Greppy needed a way to train its robot to identify toilet seats. So it’s using machine learning to feed the computer enough photos of toilets and label where in the photo that toilet is. As Greppy inputs more photos, the AI is learning how to recognize them through algorithms.

Greppy has the algorithms, but the company did not have enough labelled photos of toilet seats. So instead, it asked The Pixelary to artificially generate these images using the 3D computer graphics (CG) program, Blender.

Obtaining sufficient and quality data is an ongoing challenge for all AI companies. Greppy decided that, instead of finding humans to label real photographs, they would use the photorealistic technology of the computer graphics industry.

“So with these goals in mind, we set out to create a 3D washroom in Blender,” said The Pixelary staff on its blog. “Our virtual robotics training scene consists of 40+ real toilet models and layouts. We even included sinks and tubs to make sure that the ML algorithm doesn’t overfit the data and think everything that’s shiny and can hold water is a toilet bowl.”

The main advantage of using computer generated images (CGI) is that the images no longer need to be labelled by hand. The computer can pre-label the images since the image itself is being produced artificially, meaning the location of the desired object, in this case toilet seats, is already known by the program.

CG can generate a large amount of these pre-labeled images in only a few short days.

“With all the assets ready, we created a script that can iterate through all the combinations of these assets,” said The Pixelary staff on its blog. “We also randomly position the camera so that we cover all the possible angles at which the robot can perceive the subject. Once you combine all the variations, the number of images it can produce is staggering.”

With 40 toilets, three bins, three walls, eight lighting setups, and ten cameras, over 86,000 images can be created.

The controlled setting of generating CGI gives two key advantages that wouldn’t be possible with normal images found in image databases such as ImageNET.

The Pixelary generated perfect masks and depth data to go along with each image. These additional renders will be used by stereo cameras to aid in object recognition.

The rendered image quality can be matched with the type of camera that Greppy’s robots would use. The team lowered the color fidelity in order to emulate the robot’s low-quality camera.

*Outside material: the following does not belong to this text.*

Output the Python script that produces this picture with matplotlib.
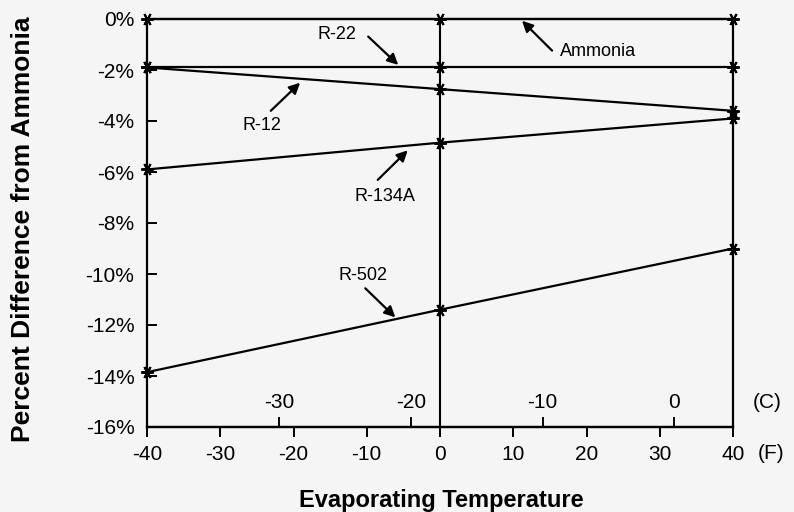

The Pixelary’s blog stated that “Greppy was able to successfully integrate these images into their machine learning pipeline and is already seeing great results in producing a neural network that accurately and quickly identifies toilet seats of all shapes and sizes.”

While still unconventional, this collaboration demonstrates that using CGI as training data for deep learning algorithms is viable and could potentially alleviate some of the problems of AI’s dependence on big data.

One way this problem manifests is in adversarial examples. With incomplete data sets, AI algorithms may fail to recognize images with slight modifications but that are still obviously identifiable by humans. This deficiency would be incredibly dangerous when applied to technology such as self-driving cars. The car may fail to identify a stop-sign with minimal graffiti or damage.

One method to defend against adversarial examples is adversarial training. Lots of adversarial examples are fed into the algorithm, explicitly training the AI to not be fooled by them.

However, it can be difficult to find photos of specific examples, which is where CGI can be used. By artificially generating adversarial examples, we can train our algorithms to avoid them in the future.

With the bathroom example, perhaps the team can add photos of toilet paper dangling over the seat or other irregularities that may occur. While there are still concerns about the realism of the artificial photos, especially for more complex scenes, CGI offers a potential solution to the lack of big data and to adversarial examples for AI.